Lower pricing, tough comparisons to hurt sales
The J.M. Smucker Company’s (SJM) revenues have grown at a healthy rate in the past four quarters thanks to the incremental sales from its Ainsworth acquisition. However, we expect the company’s top line growth to slow in fiscal 2020 as it annualizes the Ainsworth acquisition and faces tough YoY (year-over-year) comparisons. Moreover, the lower net pricing of peanut butter and coffee is expected to remain a drag.
SJM’s management expects its growth brands to register strong growth led by innovation-driven products, supporting its sales growth rate. Its volumes are expected to rise and drive organic sales. However, lower pricing is likely to restrict its top line growth.

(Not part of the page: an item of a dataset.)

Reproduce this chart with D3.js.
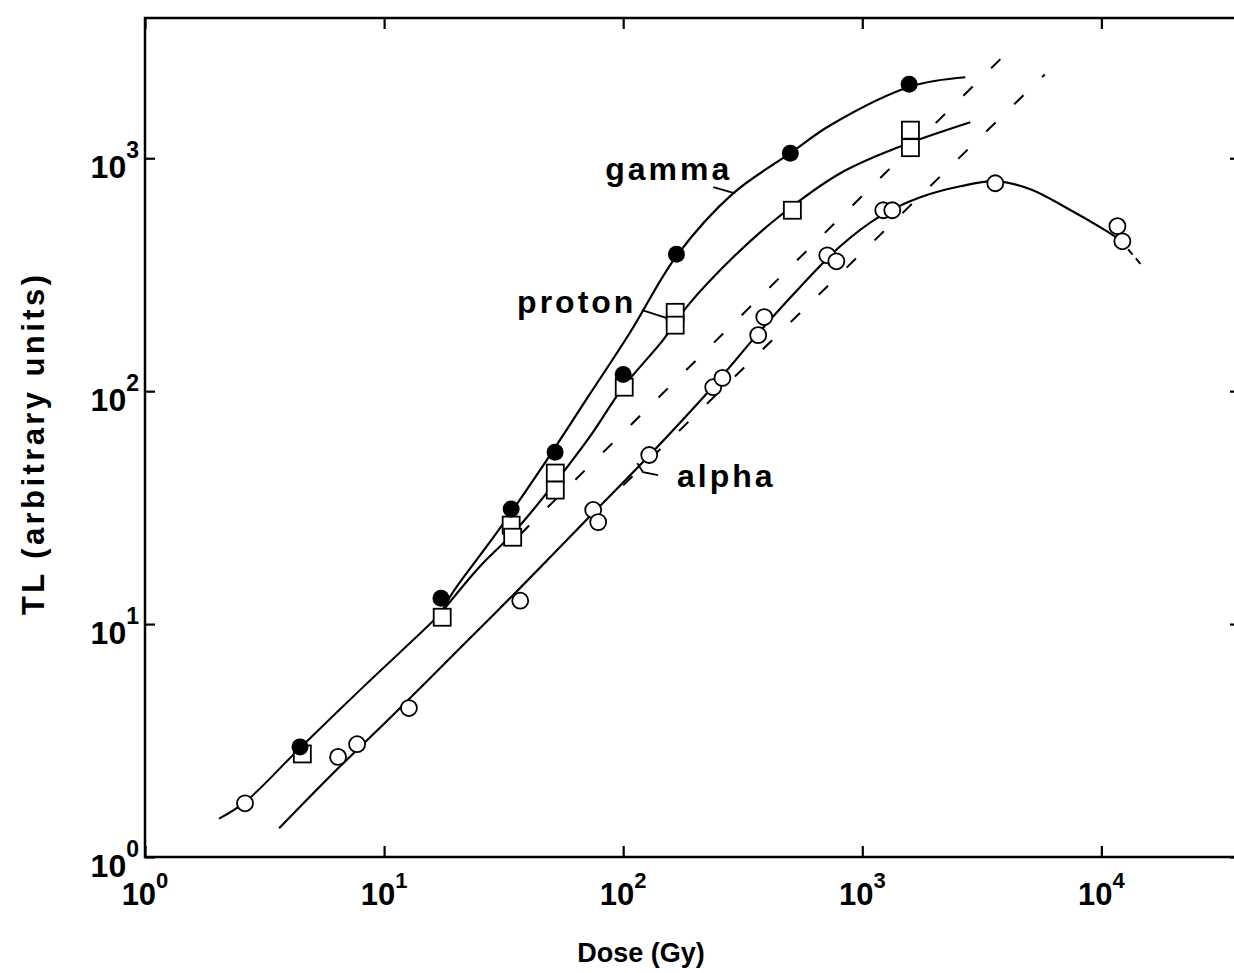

Wall Street’s consensus estimate indicates that J.M. Smucker’s top line is expected to stay roughly flat YoY in fiscal 2020. Meanwhile, its top line is expected to remain subdued in the first half of fiscal 2020.
Earnings growth unlikely to impress
Wall Street expects J.M. Smucker’s bottom line to continue to benefit from lower input costs and a decline in the effective tax rate. Its management also plans to lower its debt, which, in turn, is expected to reduce the pressure on its earnings resulting from higher interest costs.
However, lower pricing and increased manufacturing costs are expected to pressure J.M. Smucker’s earnings. Analysts expect its adjusted earnings to mark mid-single-digit growth, which is unlikely to catch the attention of investors, in fiscal 2020.